Vector storage fundamentally changes how artificial intelligence applications operate at scale. It removes the limitations of static memory. Agents can now recall vast amounts of historical data instantly.

Contextual Grounding

Contextual grounding directly enables Retrieval-Augmented Generation (RAG) workflows. RAG provides language models with external facts before they generate an answer. The database finds relevant facts across millions of records in milliseconds.

This prevents hallucinations by anchoring the model to verified data. It also allows models to access private corporate data securely. The model synthesizes an accurate response based entirely on the retrieved memory.

Scalability

Language models possess strict token limits within their context windows. Vector storage solves this issue by keeping historical data outside the prompt. It allows an agent to have a memory that spans millions of past interactions.

The agent only retrieves the specific memories it needs for the current task. This happens without ever exceeding the context window constraints. This architecture allows organizations to build infinite memory systems for their applications.

Key Terms Appendix

Review these foundational concepts to understand vector database operations. Each term plays a critical role in data retrieval.

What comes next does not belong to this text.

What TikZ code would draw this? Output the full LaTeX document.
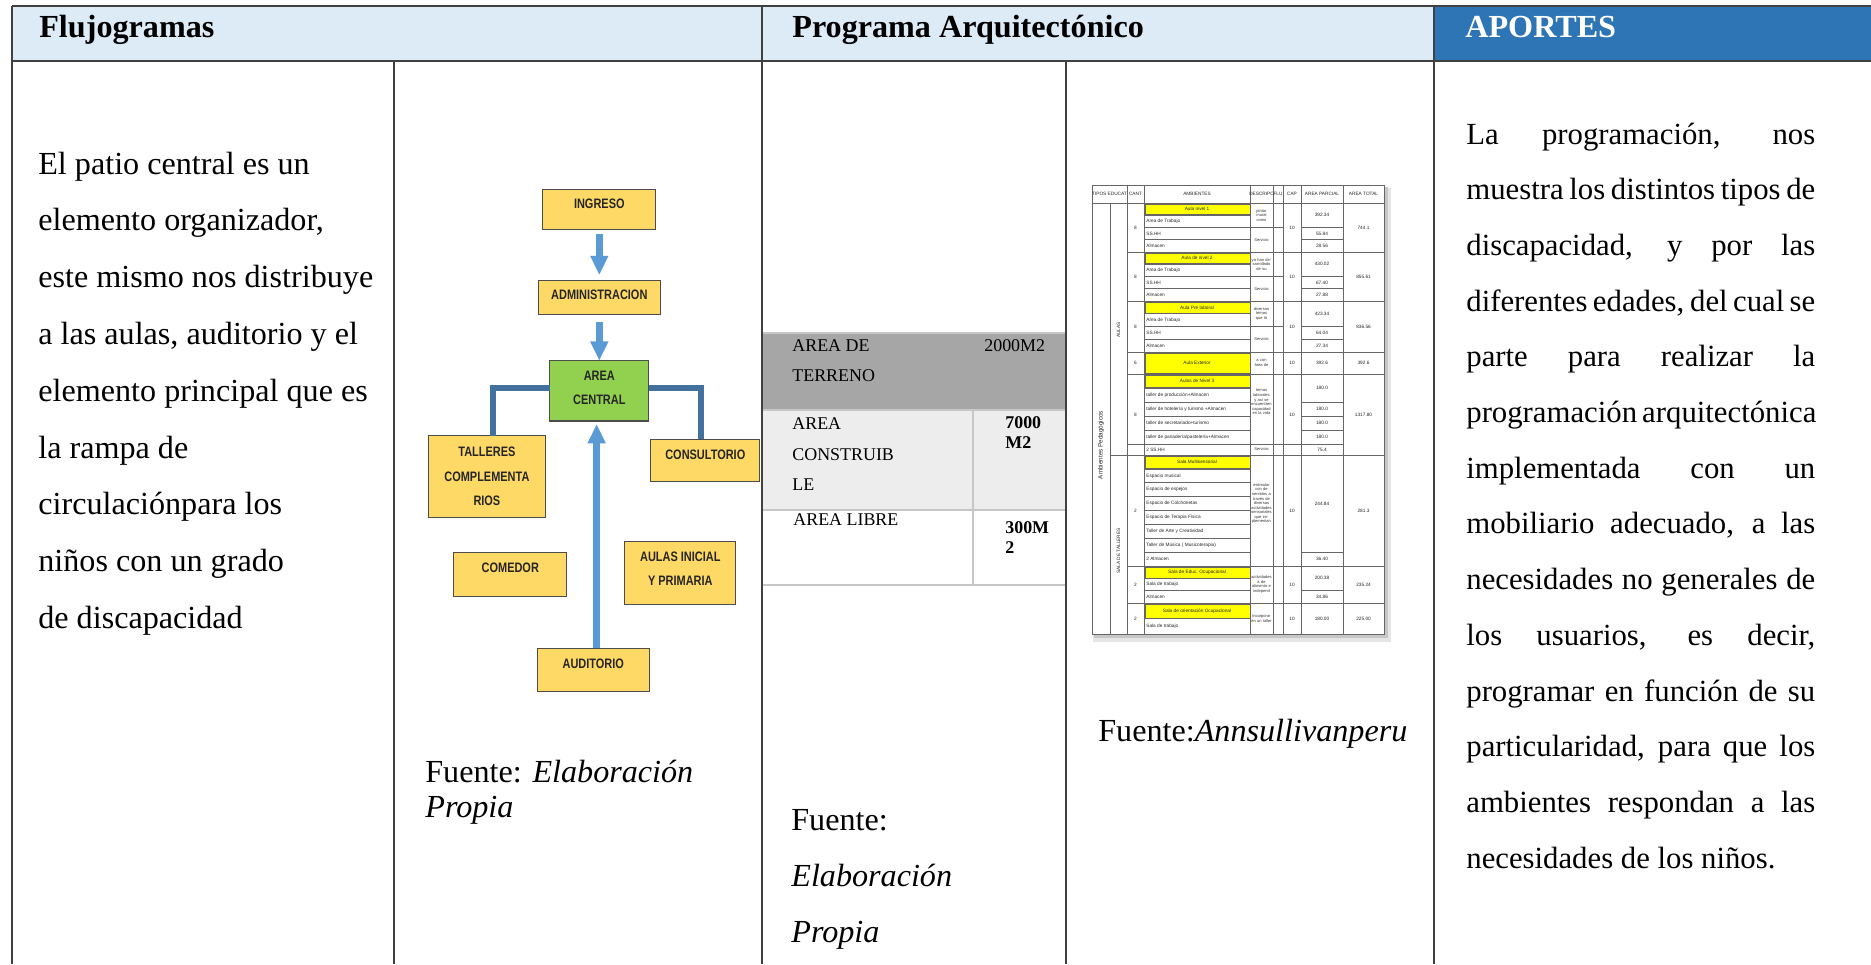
\documentclass[tikz,border=0pt]{standalone}
\usepackage{fontspec}
\setmainfont{Liberation Serif}
\setsansfont{Liberation Sans}
\newfontfamily\flowfont[FakeStretch=0.8]{Liberation Sans}
\usetikzlibrary{positioning,arrows.meta,calc}

\definecolor{head-blue}{RGB}{221,235,247}
\definecolor{aporte-blue}{RGB}{46,117,182}
\definecolor{box-yellow}{RGB}{255,217,102}
\definecolor{box-green}{RGB}{146,208,80}
\definecolor{flow-blue}{RGB}{91,155,213}
\definecolor{link-blue}{RGB}{65,113,156}
\definecolor{cell-dark}{RGB}{166,166,166}
\definecolor{cell-light}{RGB}{237,237,237}
\definecolor{tab-yellow}{RGB}{255,255,0}

% rows of the AMBIENTES column: id, top, row height, names (first one is yellow)
\newcommand{\ambrows}[4]{%
  \foreach \nm [count=\k from 0] in {#4} {
    \pgfmathsetmacro{\ytop}{#2+\k*#3}
    \pgfmathsetmacro{\ymid}{#2+(\k+0.5)*#3}
    \ifnum\k=0
      \filldraw[yelcell] (1145,{\ytop+1}) rectangle (1250,{\ytop+#3-0.5});
      \node[tinytxt] (#1-amb-\k) at (1197,\ymid) {\nm};
    \else
      \draw[tabline] (1144,\ytop) -- (1250,\ytop);
      \node[tinytxt, anchor=west] (#1-amb-\k) at (1146,\ymid) {\nm};
    \fi
  }}
% one group: id, top, bottom, cant, total
\newcommand{\tabgroup}[5]{%
  \node[tinytxt] (#1-cant) at (1135.5,{(#2+#3)/2}) {#4};
  \node[tinytxt] (#1-cap) at (1292,{(#2+#3)/2}) {10};
  \node[tinytxt] (#1-total) at (1363.5,{(#2+#3)/2}) {#5};}

\begin{document}
\begin{tikzpicture}[
    x=0.02cm, y=-0.02cm,
    frameline/.style={draw=black!75, line width=1pt},
    headtxt/.style={font=\bfseries\fontsize{18.3}{22}\selectfont, anchor=base west, inner sep=0},
    bodytxt/.style={font=\fontsize{18.3}{22}\selectfont, anchor=base west, inner sep=0},
    aportetxt/.style={font=\fontsize{17.5}{22}\selectfont, anchor=base west, inner sep=0},
    flowbox/.style={rectangle, draw=black!70, fill=box-yellow, line width=0.6pt, outer sep=0, inner sep=0},
    flowtxt/.style={font=\flowfont\bfseries\fontsize{7.8}{13.9}\selectfont, text=black!85, align=center, anchor=north, inner sep=0},
    flowarrow/.style={-{Triangle[width=9.6pt,length=11pt]}, line width=4pt, draw=flow-blue},
    linkline/.style={line width=3.4pt, draw=link-blue},
    areatxt/.style={font=\fontsize{10.2}{12}\selectfont, anchor=base west, inner sep=0},
    cellline/.style={draw=black!22, line width=0.6pt},
    tabline/.style={draw=black!60, line width=0.3pt},
    tinytxt/.style={font=\sffamily\fontsize{2.7}{3.2}\selectfont, text=black!85, inner sep=0},
    desctxt/.style={font=\sffamily\fontsize{2.3}{2.6}\selectfont, text=black!80, inner sep=0, text width=0.42cm, align=center},
    yelcell/.style={fill=tab-yellow, draw=black!60, line width=0.3pt}
]
\useasboundingbox (0,0) rectangle (1871,964);
\fill[white] (0,0) rectangle (1871,964);

% Header row
\fill[head-blue] (12,6) rectangle (1434,61);
\fill[aporte-blue] (1434,6) rectangle (1871,61);
\node[headtxt] (flujo-head) at (39,37.5) {Flujogramas};
\node[headtxt] (prog-head) at (792,37.5) {Programa Arquitectónico};
\node[headtxt, text=white] (aporte-head) at (1465,37.5) {APORTES};

% Left text
\foreach \lin [count=\i from 0] in {El patio central es un, {elemento organizador,}, este mismo nos distribuye,
    {a las aulas, auditorio y el}, elemento principal que es, la rampa de, circulaciónpara los,
    niños con un grado, de discapacidad}
  \node[bodytxt] (lt-\i) at (38,{174+56.8*\i}) {\lin};

% Flow diagram
\node[flowbox, minimum width=2.266cm, minimum height=0.806cm] (ingreso) at (599.3,209.2) {};
\node[flowbox, minimum width=2.446cm, minimum height=0.68cm, below=1.014cm of ingreso] (administracion) {};
\node[flowbox, fill=box-green, minimum width=1.986cm, minimum height=1.206cm, below=0.934cm of administracion] (central) {};
\node[flowbox, minimum width=2.354cm, minimum height=1.64cm] (talleres) at (486.9,476.7) {};
\node[flowbox, minimum width=2.186cm, minimum height=0.848cm] (consultorio) at (705.3,460.5) {};
\node[flowbox, minimum width=2.254cm, minimum height=0.88cm] (comedor) at (510.3,574.7) {};
\node[flowbox, minimum width=2.214cm, minimum height=1.254cm] (aulas) at (680.3,572.7) {};
\node[flowbox, minimum width=2.24cm, minimum height=0.868cm] (auditorio) at (593.3,670) {};

\node[flowtxt] (ingreso-txt) at ([yshift=-0.2cm]ingreso.north) {INGRESO};
\node[flowtxt] (administracion-txt) at ([yshift=-0.2cm]administracion.north) {ADMINISTRACION};
\node[flowtxt] (central-txt) at ([yshift=-0.2cm]central.north) {AREA\\CENTRAL};
\node[flowtxt] (talleres-txt) at ([yshift=-0.22cm]talleres.north) {TALLERES\\COMPLEMENTA\\RIOS};
\node[flowtxt] (consultorio-txt) at ([yshift=-0.2cm]consultorio.north) {CONSULTORIO};
\node[flowtxt] (comedor-txt) at ([yshift=-0.2cm]comedor.north) {COMEDOR};
\node[flowtxt] (aulas-txt) at ([yshift=-0.2cm]aulas.north) {AULAS INICIAL\\Y PRIMARIA};
\node[flowtxt] (auditorio-txt) at ([yshift=-0.2cm]auditorio.north) {AUDITORIO};

\draw[flowarrow, shorten <=2.8pt, shorten >=2.8pt] (ingreso) -- (administracion);
\draw[flowarrow, shorten <=4.3pt] (administracion) -- (central);
\draw[flowarrow, shorten >=1.7pt] ([xshift=1.9pt]auditorio.north) -- ([xshift=1.9pt]auditorio.north |- central.south);
\draw[linkline] ([yshift=0.05cm]central.west) -| ([xshift=0.12cm]talleres.north);
\draw[linkline] ([yshift=0.05cm]central.east) -| ([xshift=-0.086cm]consultorio.north);

\node[bodytxt] (fuente1-a) at (425,782) {Fuente: \textit{Elaboración}};
\node[bodytxt] (fuente1-b) at (425,817) {\textit{Propia}};

% Areas table
\fill[cell-dark] (762,333) rectangle (1066,410);
\fill[cell-light] (762,410) rectangle (1066,510);
\foreach \ry in {333,410,510,585} \draw[cellline] (762,\ry) -- (1066,\ry);
\draw[cellline] (973,410) -- (973,585);
\node[areatxt] (terreno-a) at (792,351) {AREA DE};
\node[areatxt] (terreno-b) at (792,381) {TERRENO};
\node[areatxt] (terreno-v) at (984,351) {2000M2};
\node[areatxt] (constr-a) at (792,429) {AREA};
\node[areatxt] (constr-b) at (792,460) {CONSTRUIB};
\node[areatxt] (constr-c) at (792,490) {LE};
\node[areatxt, font=\bfseries\fontsize{10.2}{12}\selectfont] (constr-v1) at (1005,428) {7000};
\node[areatxt, font=\bfseries\fontsize{10.2}{12}\selectfont] (constr-v2) at (1005,448) {M2};
\node[areatxt] (libre-a) at (793,525) {AREA LIBRE};
\node[areatxt, font=\bfseries\fontsize{10.2}{12}\selectfont] (libre-v1) at (1005,533) {300M};
\node[areatxt, font=\bfseries\fontsize{10.2}{12}\selectfont] (libre-v2) at (1005,553) {2};

\node[bodytxt] (fuente2-a) at (791,830) {Fuente:};
\node[bodytxt] (fuente2-b) at (791,886) {\textit{Elaboración}};
\node[bodytxt] (fuente2-c) at (791,942) {\textit{Propia}};

% Program table (picture)
\fill[black!10] (1093,188) rectangle (1391,642);
\fill[black!22] (1094,187) rectangle (1388,638);
\filldraw[fill=white, draw=black!60, line width=0.4pt] (1092,185) rectangle (1384,634);
\foreach \cx in {1127,1144,1250,1273,1283,1301,1343} \draw[tabline] (\cx,185) -- (\cx,634);
\draw[tabline] (1110,203) -- (1110,634);
\draw[tabline] (1092,203) -- (1384,203);
\draw[tabline] (1110,455) -- (1384,455);
\foreach \gy in {252,301,352,374,566,603} \draw[tabline] (1127,\gy) -- (1384,\gy);
\draw[tabline] (1127,444) -- (1343,444);
\foreach \ly in {227.5,239.75,276.5,288.75,326.5,339.25,402,416,430,552.1,590.7} \draw[tabline] (1301,\ly) -- (1343,\ly);
\foreach \ly in {227.5,276.5,326.5} \draw[tabline] (1250,\ly) -- (1283,\ly);

\foreach \hx/\hdr [count=\j] in {1109.5/TIPOS EDUCAT, 1135.5/CANT, 1197/AMBIENTES, 1261.5/DESCRIPC,
    1278/FLU, 1292/CAP, 1322/AREA PARCIAL, 1363.5/AREA TOTAL}
  \node[tinytxt] (th-\j) at (\hx,194) {\hdr};

\ambrows{ga}{203}{12.25}{Aula nivel 1, Area de Trabajo, SS.HH, Almacen}
\ambrows{gb}{252}{12.25}{Aula de nivel 2, Area de Trabajo, SS.HH, Almacen}
\ambrows{gc}{301}{12.75}{Aula Pre laboral, Area de Trabajo, SS.HH, Almacen}
\ambrows{gd}{352}{22}{Aula Exterior}
\ambrows{ge}{374}{14}{Aulas de Nivel 3, taller de producción+Almacen, taller de hotelería y turismo +Almacen,
    taller de secretariado+turismo, taller de panadería/pastelería+Almacen}
\ambrows{gf}{455}{13.875}{Sala Multisensorial, Espacio musical, Espacio de espejos, Espacio de Colchonetas,
    Espacio de Terapia Física, Taller de Arte y Creatividad, Taller de Música ( Musicoterapia), 2 Almacen}
\ambrows{gg}{566}{12.33}{Sala de Educ. Ocupacional, Sala de trabajo, Almacen}
\ambrows{gh}{603}{15.5}{Sala de orientación Ocupacional, Sala de trabajo}
\node[tinytxt, anchor=west] (ss-amb) at (1146,449.5) {2 SS.HH};

\tabgroup{ga}{203}{252}{8}{744.1}
\tabgroup{gb}{252}{301}{8}{855.61}
\tabgroup{gc}{301}{352}{8}{836.56}
\tabgroup{gd}{352}{374}{6}{392.6}
\tabgroup{ge}{374}{455}{8}{1317.80}
\tabgroup{gf}{455}{566}{2}{281.3}
\tabgroup{gg}{566}{603}{2}{235.24}
\tabgroup{gh}{603}{634}{2}{225.00}

\foreach \py/\pv [count=\j] in {215.25/392.34, 233.6/55.84, 245.9/28.56, 264.25/430.02, 282.6/67.40, 294.9/27.88,
    313.75/423.34, 332.9/64.04, 345.6/27.34, 363/392.6, 388/180.0, 409/180.0, 423/180.0, 437/180.0,
    449.5/75.4, 503.6/244.84, 559/36.40, 578.3/200.38, 596.8/34.86, 618.5/180.00}
  \node[tinytxt] (par-\j) at (1322,\py) {\pv};

\foreach \dy/\dtext [count=\j] in {215.25/pintar mural como, 239.75/Servicio, 264.25/ya han desarrollado de su,
    288.75/Servicio, 313.75/diversos temas que lo, 339.25/Servicio, 363/a con área de,
    402/temas laborales y así se encuentren capacidad en la vida, 449.5/Servicio,
    503.6/estimular con de sentidos a través de diversas actividades sensoriales que implementan,
    584.5/actividades a de alimento e independ, 618.5/incorporar en un taller}
  \node[desctxt] (desc-\j) at (1261.5,\dy) {\dtext};

\node[tinytxt, font=\sffamily\fontsize{3.6}{4}\selectfont, rotate=90] (tipo-lbl) at (1101,445) {Ambientes Pedagógicos};
\node[tinytxt, rotate=90] (aulas-lbl) at (1118.5,330) {AULAS};
\node[tinytxt, rotate=90] (salas-lbl) at (1118.5,551) {SALA DE TALLERES};

\node[bodytxt] (fuente3) at (1098,741) {Fuente:\textit{Annsullivanperu}};

% Aportes text
\foreach \lin [count=\i from 0] in {{La programación, nos}, muestra los distintos tipos de, {discapacidad, y por las},
    {diferentes edades, del cual se}, parte para realizar la, programación arquitectónica,
    implementada con un, {mobiliario adecuado, a las}, necesidades no generales de,
    {los usuarios, es decir,}, programar en función de su, {particularidad, para que los},
    ambientes respondan a las}
  \node[aportetxt] (ap-\i) at (1466,{144+55.7*\i}) {\makebox[6.98cm][s]{\lin}};
\node[aportetxt] (ap-13) at (1466,{144+55.7*13}) {necesidades de los niños.};

% Frame lines
\draw[frameline] (12,6) -- (1871,6);
\draw[frameline] (12,61) -- (1871,61);
\foreach \cx in {12,762,1434} \draw[frameline] (\cx,6) -- (\cx,964);
\foreach \cx in {394,1066} \draw[frameline] (\cx,61) -- (\cx,964);

\end{tikzpicture}
\end{document}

  • High-Dimensional Vectors: These are arrays of numbers that represent the many facets of a piece of data’s meaning. They serve as the primary data structure for semantic search.
  • Semantic Similarity: This is a measure of how related two pieces of information are based on their meaning. It evaluates concept overlap rather than exact spelling.
  • Vector Database: This is a database purpose-built to store and search high-dimensional vectors. It provides the infrastructure required for massive semantic operations.
  • Latent Space: This is the mathematical map where vectors are stored and compared. It positions related ideas close to one another in physical space.
  • Embedding: This is the specific numerical vector generated from a piece of input data. It represents the final mathematical output of an embedding model.